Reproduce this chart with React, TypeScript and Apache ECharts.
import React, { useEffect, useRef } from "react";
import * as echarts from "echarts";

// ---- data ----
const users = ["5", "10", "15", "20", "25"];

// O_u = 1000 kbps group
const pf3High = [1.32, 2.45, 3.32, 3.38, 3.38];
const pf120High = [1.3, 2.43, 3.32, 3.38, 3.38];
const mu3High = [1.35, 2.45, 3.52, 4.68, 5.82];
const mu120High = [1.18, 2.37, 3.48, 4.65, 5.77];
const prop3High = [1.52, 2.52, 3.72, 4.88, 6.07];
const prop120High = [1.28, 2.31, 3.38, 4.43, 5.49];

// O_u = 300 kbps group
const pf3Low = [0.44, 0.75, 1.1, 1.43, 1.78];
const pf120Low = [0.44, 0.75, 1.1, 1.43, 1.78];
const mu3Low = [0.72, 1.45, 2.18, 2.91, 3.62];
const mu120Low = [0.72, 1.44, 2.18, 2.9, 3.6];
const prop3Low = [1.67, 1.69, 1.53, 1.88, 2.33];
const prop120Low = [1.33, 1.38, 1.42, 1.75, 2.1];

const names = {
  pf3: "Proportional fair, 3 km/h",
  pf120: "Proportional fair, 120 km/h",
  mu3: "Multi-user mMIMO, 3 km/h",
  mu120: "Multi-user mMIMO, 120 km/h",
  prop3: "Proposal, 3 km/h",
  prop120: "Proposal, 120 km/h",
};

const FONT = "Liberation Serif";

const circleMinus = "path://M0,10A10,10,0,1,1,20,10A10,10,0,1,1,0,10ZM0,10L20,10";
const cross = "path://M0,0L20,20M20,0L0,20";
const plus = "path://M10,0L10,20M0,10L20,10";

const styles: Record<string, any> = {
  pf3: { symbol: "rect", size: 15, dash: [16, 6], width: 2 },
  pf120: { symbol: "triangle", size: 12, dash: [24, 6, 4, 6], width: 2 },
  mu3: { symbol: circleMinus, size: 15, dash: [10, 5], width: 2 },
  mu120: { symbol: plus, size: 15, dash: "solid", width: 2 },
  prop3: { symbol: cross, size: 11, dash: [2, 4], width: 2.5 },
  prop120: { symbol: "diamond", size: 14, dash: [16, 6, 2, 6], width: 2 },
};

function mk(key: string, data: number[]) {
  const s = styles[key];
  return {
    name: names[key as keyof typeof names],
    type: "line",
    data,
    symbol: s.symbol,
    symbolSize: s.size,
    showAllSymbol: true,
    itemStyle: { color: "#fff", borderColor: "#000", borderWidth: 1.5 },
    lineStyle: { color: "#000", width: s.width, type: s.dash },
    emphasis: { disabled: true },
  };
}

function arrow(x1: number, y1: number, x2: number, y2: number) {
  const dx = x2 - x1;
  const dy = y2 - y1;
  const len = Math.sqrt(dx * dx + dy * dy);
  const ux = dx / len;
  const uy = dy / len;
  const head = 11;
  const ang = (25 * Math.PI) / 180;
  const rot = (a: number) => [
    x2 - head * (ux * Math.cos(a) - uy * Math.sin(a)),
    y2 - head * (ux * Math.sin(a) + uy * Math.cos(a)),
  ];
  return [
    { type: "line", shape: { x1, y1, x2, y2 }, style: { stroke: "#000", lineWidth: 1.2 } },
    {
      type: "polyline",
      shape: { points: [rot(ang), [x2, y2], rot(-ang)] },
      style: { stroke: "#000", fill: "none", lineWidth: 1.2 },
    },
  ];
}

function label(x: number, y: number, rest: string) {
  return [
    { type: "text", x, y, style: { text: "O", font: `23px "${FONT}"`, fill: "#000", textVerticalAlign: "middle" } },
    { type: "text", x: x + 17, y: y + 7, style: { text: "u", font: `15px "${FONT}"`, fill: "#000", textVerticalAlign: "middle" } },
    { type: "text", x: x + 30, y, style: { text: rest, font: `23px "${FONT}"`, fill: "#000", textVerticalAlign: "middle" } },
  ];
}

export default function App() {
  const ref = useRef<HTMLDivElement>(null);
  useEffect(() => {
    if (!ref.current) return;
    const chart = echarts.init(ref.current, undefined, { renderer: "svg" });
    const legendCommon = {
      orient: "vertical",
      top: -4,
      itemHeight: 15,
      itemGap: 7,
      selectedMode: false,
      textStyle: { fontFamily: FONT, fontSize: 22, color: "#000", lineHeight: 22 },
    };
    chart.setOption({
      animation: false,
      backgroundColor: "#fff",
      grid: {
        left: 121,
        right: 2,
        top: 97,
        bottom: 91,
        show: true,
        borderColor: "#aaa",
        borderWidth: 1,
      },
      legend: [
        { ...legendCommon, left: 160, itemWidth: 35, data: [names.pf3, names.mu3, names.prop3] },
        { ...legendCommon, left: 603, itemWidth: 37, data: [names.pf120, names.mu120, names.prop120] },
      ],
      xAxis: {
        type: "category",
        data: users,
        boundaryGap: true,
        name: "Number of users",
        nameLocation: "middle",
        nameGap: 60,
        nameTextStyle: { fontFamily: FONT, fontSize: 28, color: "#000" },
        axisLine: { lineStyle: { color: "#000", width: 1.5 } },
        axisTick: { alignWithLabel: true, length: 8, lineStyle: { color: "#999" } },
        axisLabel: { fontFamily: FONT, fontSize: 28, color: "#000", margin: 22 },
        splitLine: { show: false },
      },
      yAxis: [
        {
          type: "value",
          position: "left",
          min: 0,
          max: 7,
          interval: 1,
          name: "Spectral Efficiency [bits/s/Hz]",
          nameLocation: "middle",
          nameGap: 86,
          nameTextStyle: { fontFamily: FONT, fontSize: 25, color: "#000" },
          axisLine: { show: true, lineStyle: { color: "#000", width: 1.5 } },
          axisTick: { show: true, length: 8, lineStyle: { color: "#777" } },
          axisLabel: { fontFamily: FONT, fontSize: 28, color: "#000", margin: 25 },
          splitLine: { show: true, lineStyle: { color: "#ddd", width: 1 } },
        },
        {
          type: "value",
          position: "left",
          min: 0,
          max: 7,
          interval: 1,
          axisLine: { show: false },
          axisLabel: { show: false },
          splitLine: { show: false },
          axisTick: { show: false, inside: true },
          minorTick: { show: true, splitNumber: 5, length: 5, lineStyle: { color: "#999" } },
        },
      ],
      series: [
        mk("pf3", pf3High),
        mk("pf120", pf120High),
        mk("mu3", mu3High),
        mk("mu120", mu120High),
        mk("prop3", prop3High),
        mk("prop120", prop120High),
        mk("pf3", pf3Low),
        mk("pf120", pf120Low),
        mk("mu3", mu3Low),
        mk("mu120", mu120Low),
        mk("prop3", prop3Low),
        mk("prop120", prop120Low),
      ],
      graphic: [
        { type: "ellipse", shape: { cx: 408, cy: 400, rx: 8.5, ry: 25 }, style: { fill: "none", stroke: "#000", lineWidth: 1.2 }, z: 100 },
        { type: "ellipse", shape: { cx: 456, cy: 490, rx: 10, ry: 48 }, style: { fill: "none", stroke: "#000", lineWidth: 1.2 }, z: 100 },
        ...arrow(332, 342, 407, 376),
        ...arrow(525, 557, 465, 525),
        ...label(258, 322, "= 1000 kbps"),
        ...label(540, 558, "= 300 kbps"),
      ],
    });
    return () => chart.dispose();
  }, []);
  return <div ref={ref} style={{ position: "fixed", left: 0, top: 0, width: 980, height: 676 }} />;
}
-------
**Task to carry out**.
Copy the material above back out, exactly as written.

**Solution to the exercise**.
Reproduce this chart with React, TypeScript and Apache ECharts.
import React, { useEffect, useRef } from "react";
import * as echarts from "echarts";

// ---- data ----
const users = ["5", "10", "15", "20", "25"];

// O_u = 1000 kbps group
const pf3High = [1.32, 2.45, 3.32, 3.38, 3.38];
const pf120High = [1.3, 2.43, 3.32, 3.38, 3.38];
const mu3High = [1.35, 2.45, 3.52, 4.68, 5.82];
const mu120High = [1.18, 2.37, 3.48, 4.65, 5.77];
const prop3High = [1.52, 2.52, 3.72, 4.88, 6.07];
const prop120High = [1.28, 2.31, 3.38, 4.43, 5.49];

// O_u = 300 kbps group
const pf3Low = [0.44, 0.75, 1.1, 1.43, 1.78];
const pf120Low = [0.44, 0.75, 1.1, 1.43, 1.78];
const mu3Low = [0.72, 1.45, 2.18, 2.91, 3.62];
const mu120Low = [0.72, 1.44, 2.18, 2.9, 3.6];
const prop3Low = [1.67, 1.69, 1.53, 1.88, 2.33];
const prop120Low = [1.33, 1.38, 1.42, 1.75, 2.1];

const names = {
  pf3: "Proportional fair, 3 km/h",
  pf120: "Proportional fair, 120 km/h",
  mu3: "Multi-user mMIMO, 3 km/h",
  mu120: "Multi-user mMIMO, 120 km/h",
  prop3: "Proposal, 3 km/h",
  prop120: "Proposal, 120 km/h",
};

const FONT = "Liberation Serif";

const circleMinus = "path://M0,10A10,10,0,1,1,20,10A10,10,0,1,1,0,10ZM0,10L20,10";
const cross = "path://M0,0L20,20M20,0L0,20";
const plus = "path://M10,0L10,20M0,10L20,10";

const styles: Record<string, any> = {
  pf3: { symbol: "rect", size: 15, dash: [16, 6], width: 2 },
  pf120: { symbol: "triangle", size: 12, dash: [24, 6, 4, 6], width: 2 },
  mu3: { symbol: circleMinus, size: 15, dash: [10, 5], width: 2 },
  mu120: { symbol: plus, size: 15, dash: "solid", width: 2 },
  prop3: { symbol: cross, size: 11, dash: [2, 4], width: 2.5 },
  prop120: { symbol: "diamond", size: 14, dash: [16, 6, 2, 6], width: 2 },
};

function mk(key: string, data: number[]) {
  const s = styles[key];
  return {
    name: names[key as keyof typeof names],
    type: "line",
    data,
    symbol: s.symbol,
    symbolSize: s.size,
    showAllSymbol: true,
    itemStyle: { color: "#fff", borderColor: "#000", borderWidth: 1.5 },
    lineStyle: { color: "#000", width: s.width, type: s.dash },
    emphasis: { disabled: true },
  };
}

function arrow(x1: number, y1: number, x2: number, y2: number) {
  const dx = x2 - x1;
  const dy = y2 - y1;
  const len = Math.sqrt(dx * dx + dy * dy);
  const ux = dx / len;
  const uy = dy / len;
  const head = 11;
  const ang = (25 * Math.PI) / 180;
  const rot = (a: number) => [
    x2 - head * (ux * Math.cos(a) - uy * Math.sin(a)),
    y2 - head * (ux * Math.sin(a) + uy * Math.cos(a)),
  ];
  return [
    { type: "line", shape: { x1, y1, x2, y2 }, style: { stroke: "#000", lineWidth: 1.2 } },
    {
      type: "polyline",
      shape: { points: [rot(ang), [x2, y2], rot(-ang)] },
      style: { stroke: "#000", fill: "none", lineWidth: 1.2 },
    },
  ];
}

function label(x: number, y: number, rest: string) {
  return [
    { type: "text", x, y, style: { text: "O", font: `23px "${FONT}"`, fill: "#000", textVerticalAlign: "middle" } },
    { type: "text", x: x + 17, y: y + 7, style: { text: "u", font: `15px "${FONT}"`, fill: "#000", textVerticalAlign: "middle" } },
    { type: "text", x: x + 30, y, style: { text: rest, font: `23px "${FONT}"`, fill: "#000", textVerticalAlign: "middle" } },
  ];
}

export default function App() {
  const ref = useRef<HTMLDivElement>(null);
  useEffect(() => {
    if (!ref.current) return;
    const chart = echarts.init(ref.current, undefined, { renderer: "svg" });
    const legendCommon = {
      orient: "vertical",
      top: -4,
      itemHeight: 15,
      itemGap: 7,
      selectedMode: false,
      textStyle: { fontFamily: FONT, fontSize: 22, color: "#000", lineHeight: 22 },
    };
    chart.setOption({
      animation: false,
      backgroundColor: "#fff",
      grid: {
        left: 121,
        right: 2,
        top: 97,
        bottom: 91,
        show: true,
        borderColor: "#aaa",
        borderWidth: 1,
      },
      legend: [
        { ...legendCommon, left: 160, itemWidth: 35, data: [names.pf3, names.mu3, names.prop3] },
        { ...legendCommon, left: 603, itemWidth: 37, data: [names.pf120, names.mu120, names.prop120] },
      ],
      xAxis: {
        type: "category",
        data: users,
        boundaryGap: true,
        name: "Number of users",
        nameLocation: "middle",
        nameGap: 60,
        nameTextStyle: { fontFamily: FONT, fontSize: 28, color: "#000" },
        axisLine: { lineStyle: { color: "#000", width: 1.5 } },
        axisTick: { alignWithLabel: true, length: 8, lineStyle: { color: "#999" } },
        axisLabel: { fontFamily: FONT, fontSize: 28, color: "#000", margin: 22 },
        splitLine: { show: false },
      },
      yAxis: [
        {
          type: "value",
          position: "left",
          min: 0,
          max: 7,
          interval: 1,
          name: "Spectral Efficiency [bits/s/Hz]",
          nameLocation: "middle",
          nameGap: 86,
          nameTextStyle: { fontFamily: FONT, fontSize: 25, color: "#000" },
          axisLine: { show: true, lineStyle: { color: "#000", width: 1.5 } },
          axisTick: { show: true, length: 8, lineStyle: { color: "#777" } },
          axisLabel: { fontFamily: FONT, fontSize: 28, color: "#000", margin: 25 },
          splitLine: { show: true, lineStyle: { color: "#ddd", width: 1 } },
        },
        {
          type: "value",
          position: "left",
          min: 0,
          max: 7,
          interval: 1,
          axisLine: { show: false },
          axisLabel: { show: false },
          splitLine: { show: false },
          axisTick: { show: false, inside: true },
          minorTick: { show: true, splitNumber: 5, length: 5, lineStyle: { color: "#999" } },
        },
      ],
      series: [
        mk("pf3", pf3High),
        mk("pf120", pf120High),
        mk("mu3", mu3High),
        mk("mu120", mu120High),
        mk("prop3", prop3High),
        mk("prop120", prop120High),
        mk("pf3", pf3Low),
        mk("pf120", pf120Low),
        mk("mu3", mu3Low),
        mk("mu120", mu120Low),
        mk("prop3", prop3Low),
        mk("prop120", prop120Low),
      ],
      graphic: [
        { type: "ellipse", shape: { cx: 408, cy: 400, rx: 8.5, ry: 25 }, style: { fill: "none", stroke: "#000", lineWidth: 1.2 }, z: 100 },
        { type: "ellipse", shape: { cx: 456, cy: 490, rx: 10, ry: 48 }, style: { fill: "none", stroke: "#000", lineWidth: 1.2 }, z: 100 },
        ...arrow(332, 342, 407, 376),
        ...arrow(525, 557, 465, 525),
        ...label(258, 322, "= 1000 kbps"),
        ...label(540, 558, "= 300 kbps"),
      ],
    });
    return () => chart.dispose();
  }, []);
  return <div ref={ref} style={{ position: "fixed", left: 0, top: 0, width: 980, height: 676 }} />;
}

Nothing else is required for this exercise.